The future of the controversial Hinkley Point C nuclear plant remains in doubt despite being approved by EDF’s board after the government sought more time to decide.
Yesterday evening the board of French power giant EDF made its final investment decision on the 4GW nuclear plant, deciding to sanction the project. The Guardian has cited sources close to the matter who suggested the vote was close and the decision to approve Hinkley was won by just 10 votes to seven.
Earlier yesterday it was widely reported that EDF board member Gerard Magnin, who joined the firm to further its development of renewables projects, had resigned in protest at the project, claiming it was financially “very risky”. His resignation took the 18-man board down to 17.
EDF board approval was widely considered to be the last obstacle to Hinkley’s go-ahead, but late yesterday evening the government threw a spanner in the works by claiming it would not be making a final decision until this autumn.
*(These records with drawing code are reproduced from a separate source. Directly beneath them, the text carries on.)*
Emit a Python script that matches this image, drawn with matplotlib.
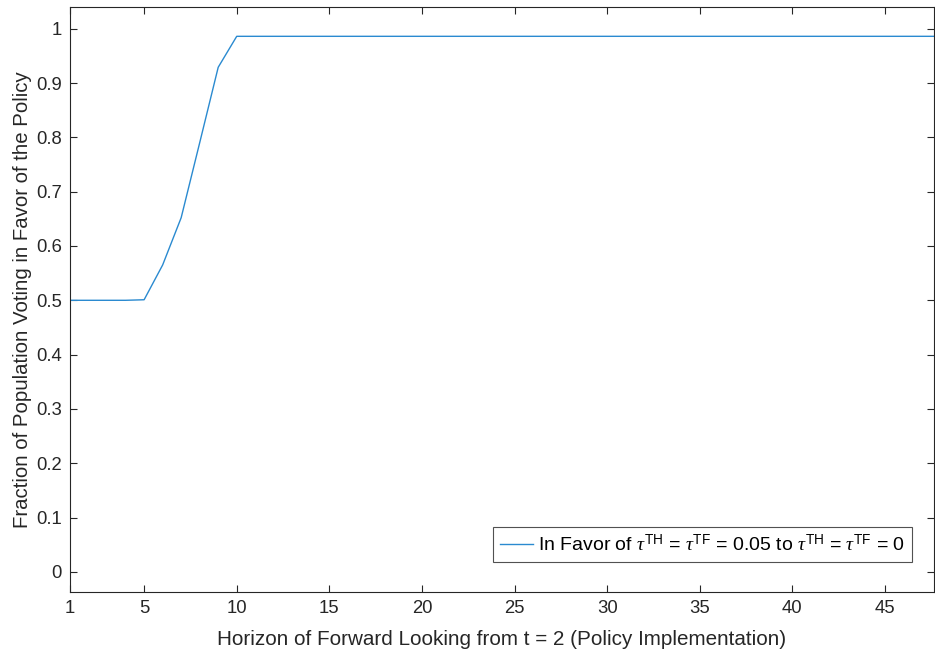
import matplotlib
matplotlib.use('Agg')
from matplotlib import pyplot as plt

# horizon of forward looking (t) and share voting in favour
horizon = list(range(1, 49))
share_in_favor = [0.5, 0.5, 0.5, 0.5, 0.501, 0.565, 0.652, 0.79, 0.929, 0.986,
                  0.986, 0.986, 0.986, 0.986, 0.986, 0.986, 0.986, 0.986, 0.986, 0.986,
                  0.986, 0.986, 0.986, 0.986, 0.986, 0.986, 0.986, 0.986, 0.986, 0.986,
                  0.986, 0.986, 0.986, 0.986, 0.986, 0.986, 0.986, 0.986, 0.986, 0.986,
                  0.986, 0.986, 0.986, 0.986, 0.986, 0.986, 0.986, 0.986]
x_ticks = [1, 5, 10, 15, 20, 25, 30, 35, 40, 45]
y_ticks = [0, 0.1, 0.2, 0.3, 0.4, 0.5, 0.6, 0.7, 0.8, 0.9, 1]
y_tick_labels = ['0', '0.1', '0.2', '0.3', '0.4', '0.5', '0.6', '0.7', '0.8', '0.9', '1']
legend_label = (r'In Favor of $\tau^{\rm TH}$ = $\tau^{\rm TF}$ = 0.05 to '
                r'$\tau^{\rm TH}$ = $\tau^{\rm TF}$ = 0')

plt.rcParams['font.family'] = ['Liberation Sans', 'DejaVu Sans']
plt.rcParams['mathtext.fontset'] = 'custom'
plt.rcParams['mathtext.rm'] = 'Liberation Sans'
plt.rcParams['mathtext.it'] = 'Liberation Serif:italic'

axis_grey = '#262626'

fig = plt.figure(figsize=(9.35, 6.59), dpi=100)
ax = fig.add_axes([0.0749, 0.1017, 0.9241, 0.8877])

ax.plot(horizon, share_in_favor, color='#2a8ad0', linewidth=1.0, label=legend_label)

ax.set_xlim(1, 47.65)
ax.set_ylim(-0.037, 1.04)
ax.set_xticks(x_ticks)
ax.set_yticks(y_ticks)
ax.set_yticklabels(y_tick_labels)

ax.tick_params(direction='in', top=True, right=True, length=5, width=0.8,
               colors=axis_grey, labelsize=13.3, pad=6)
for sp in ax.spines.values():
    sp.set_color(axis_grey)
    sp.set_linewidth(0.8)

ax.set_xlabel('Horizon of Forward Looking from t = 2 (Policy Implementation)',
              fontsize=14.9, color=axis_grey, labelpad=9)
ax.set_ylabel('Fraction of Population Voting in Favor of the Policy',
              fontsize=14.7, color=axis_grey, labelpad=3)

leg = ax.legend(loc='lower right', fontsize=14, frameon=True, fancybox=False,
                borderpad=0.35, handlelength=1.7, handletextpad=0.25,
                borderaxespad=0, bbox_to_anchor=(0.9745, 0.0513))
leg.get_frame().set_edgecolor(axis_grey)
leg.get_frame().set_linewidth(0.8)

fig.savefig('out.png', dpi=100)
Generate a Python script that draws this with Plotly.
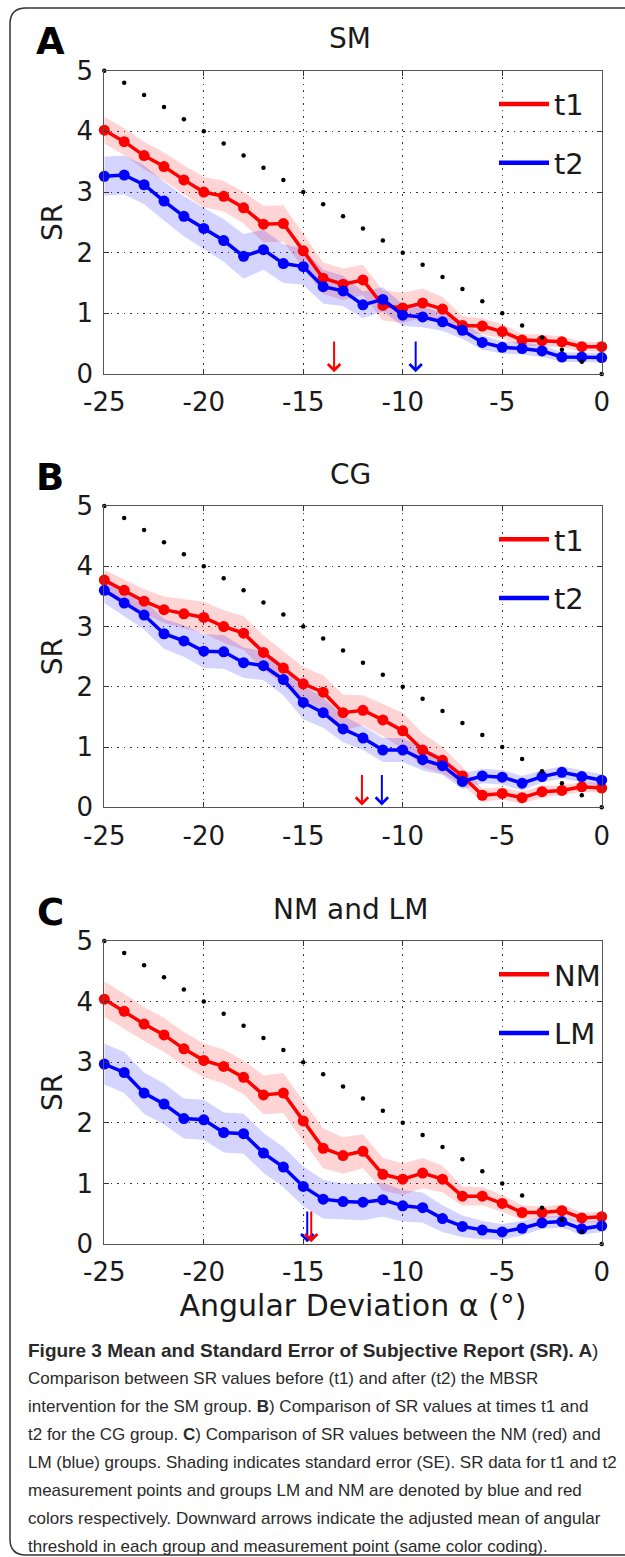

“The government will now consider carefully all the component parts of this project and make its decision in the early autumn,” said Greg Clark, secretary of state at the Department for Business, Energy and Industrial Strategy.
EDF had expected to exchange contracts later today.
Speaking on BBC News this morning, shadow energy secretary Barry Gardiner slammed the latest development claiming it sent a “most appalling signal” to potential investors, but stressed the need for the government to take a much closer look at the cost of the project which is to be passed on to bill payers.
Hinkley’s CfD was initially agreed at £92.50/MWh however inflation has dragged the current cost to £102/MWh, drastically more expensive than other generators such as gas, onshore wind and solar. Earlier this month a report published by the National Audit Office concluded that the cost of Hinkley’s CfD had risen from an original estimate of £6 billion to around £29 billion, all of which will be passed on to bill payers through levies.
The government has frequently claimed that policy decisions - including those made to slash renewable subsidies and cancel other support frameworks - have been made specifically to protect consumers from rising bills.
Gardiner also said the government should be looking to renegotiate with EDF the CfD agreement - which comprise notoriously watertight public law contracts - and that it “desperately” needed a plan B if Hinkley was to be cancelled.
Prior to yesterday evening’s development, Richard Black, director at the Energy and Climate Intelligence Unit, said that the French government needed the project to go ahead to prove itself as a major international player in infrastructure development.
“With similar reactors in France and Finland seriously over time and over budget, France needs a Hinkley success if it’s to persuade anyone in the West that it’s still a serious player in the global nuclear industry.
“So it’s a risk worth taking for France; but is it for Britain? In a world moving towards cheaper, flexible, decentralised power systems, investing in eye-wateringly expensive always-on ‘baseload’ power plants increasingly looks like a 20th century solution for a 21st century problem,” he said.
Tony Ward, head of power and utilities at consultancy giant EY, said: “We should recognise that the UK’s electricity system is changing rapidly, especially in the transition to a more distributed, diverse mix for our power generation. However the robustness and reliability of the system as a whole will still demand large-scale base-load power. Today’s announcement is the start of a process to replace some of the existing low carbon nuclear capacity that the UK has already closed, and more that will close in the years to come.”